GOALS OF THE POWER LOCK STANCE
1. To increase your swing speed by giving you a stable, powerful base to hit from.
2. To reduce lower body motion (especially over-rotation of the hips) causing pulls and other inconsistencies.
3. To Learn to turn the core around the spine.
4. To give you a simple, repeatable yet powerful lower body action.
Using with the Power Lock Stance there is no weight shift (meaning center of gravity moving backward and forward) but there is a force shift where you should feel all of your weight and your power being thrown into your front leg through impact. Doing this Power Lock Stance is the quickest way to learn that feeling. If you don’t feel the weight going into the front leg through impact your stance may be too wide.
You’ll probably feel the Power Lock Stance is a little restrictive when you first set up. Hopefully you’ll come to see that is a very good thing. The Power Lock Stance is designed to help you to make the correct swing motions. There is less chance of screwing the swing up with the Power Lock Stance because it encourages you to set up correctly, stabilizes you and then guides you to post into the front leg. Most students seem to adapt well to this stance in less than 10 minutes. We have seen a significant increase in consistency with most students. We expected to see a slight fall off in distance but we are actually seeing some significant gains in distance which seems to be because the golfers feel more stable and more confident.
Questions and Answers
Q. Why is the spine tilted 25 degrees away from the target?
A. Because that’s the position we want you to be in at impact. What we are doing with out address position is mimicking the impact position. At impact your hips will be forward with approximately a 25 degree spine tilt. By starting in the impact position it is much easier make your turn and then to get back to that position at the actual impact.
Q. Do you turn your hips?
A. Yes absolutely. However the turning of the hips is a little different (i.e., easier) that it is with the old fashioned golf swing. See The Symple Turn – A simplied lower body motion for the golf swing. http://simplegolf.com/blog/full-swing/lower-body-action/the-symple-turn-a-simplied-lower-body-motion-for-the-golf-swing/
Basically the turning of the core pulls the back hip back away from the ball in the middle of the backswing. The front hip acts as a hinge in this simplified turn.
Q. What do your want golfers to push into the outside of your front foot?
A. Pushing into the outside of your front foot stabilizes you. You have to keep the hips shifted forward to keep the pressure on the outside of the foot. If you sway backwards the pressure shifts to the middle or inside of the front foot.
Q. What happens if you don’t get your weight to the outside of the front foot? What if I just push into the inside of my front foot?
A. Getting the weight on the outside of the front foot helps you NOT open the front hip.
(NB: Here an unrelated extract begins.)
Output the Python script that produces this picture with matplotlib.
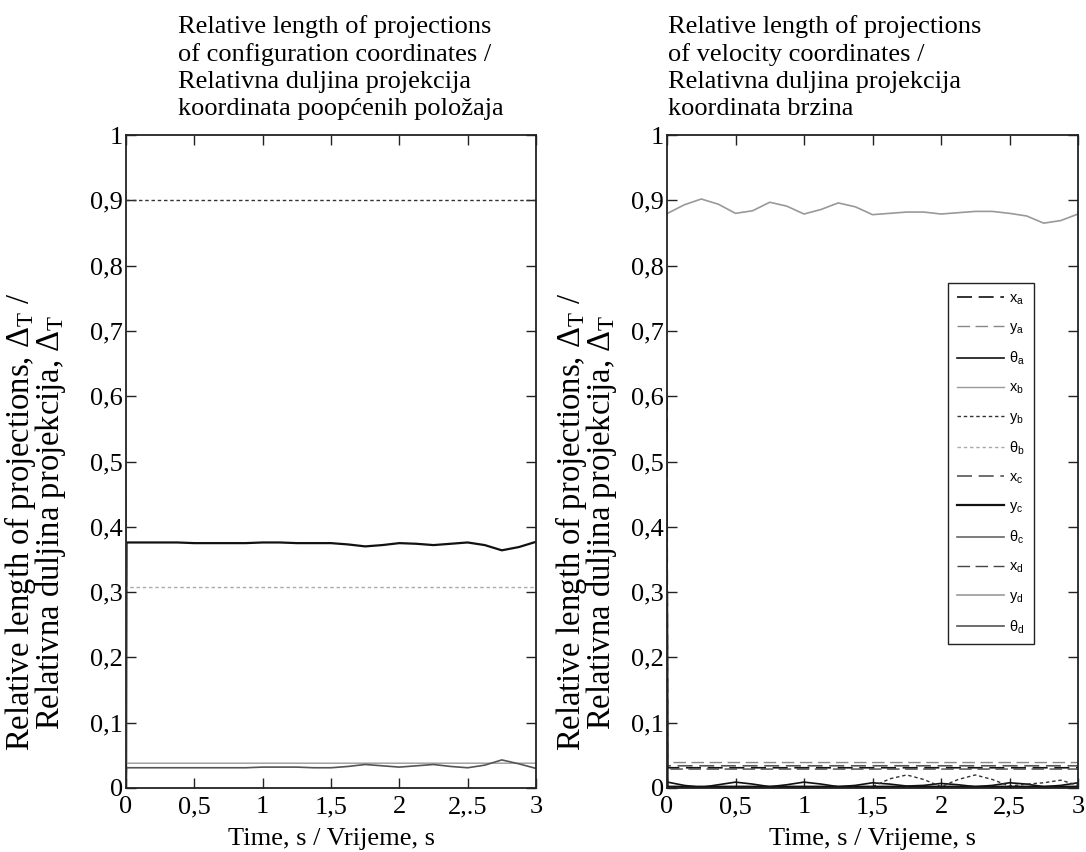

If the weight is on the inside of the front foot some people will straighten the leg and open the front hip pulling the shoulders and the shot to the left (for a right handed golfer).
Q. Is there anything else you should be thinking of in the backswing?
Yes, you should remember the Swing Tracks Drill http://simplegolf.com/blog/simple-short-game/swing-tracks-drill-insures-youre-on-plane-everytime/ I recommend to students that they do a “Shoulder Waggle” http://simplegolf.com/blog/full-swing/basics-full-swing/set-up-waggle-or-shoulder-waggle-before-every-swing/ or two before every swing. I ask them to check their “hand line” and to make sure the butt of the club points at the extended target line during the backswing.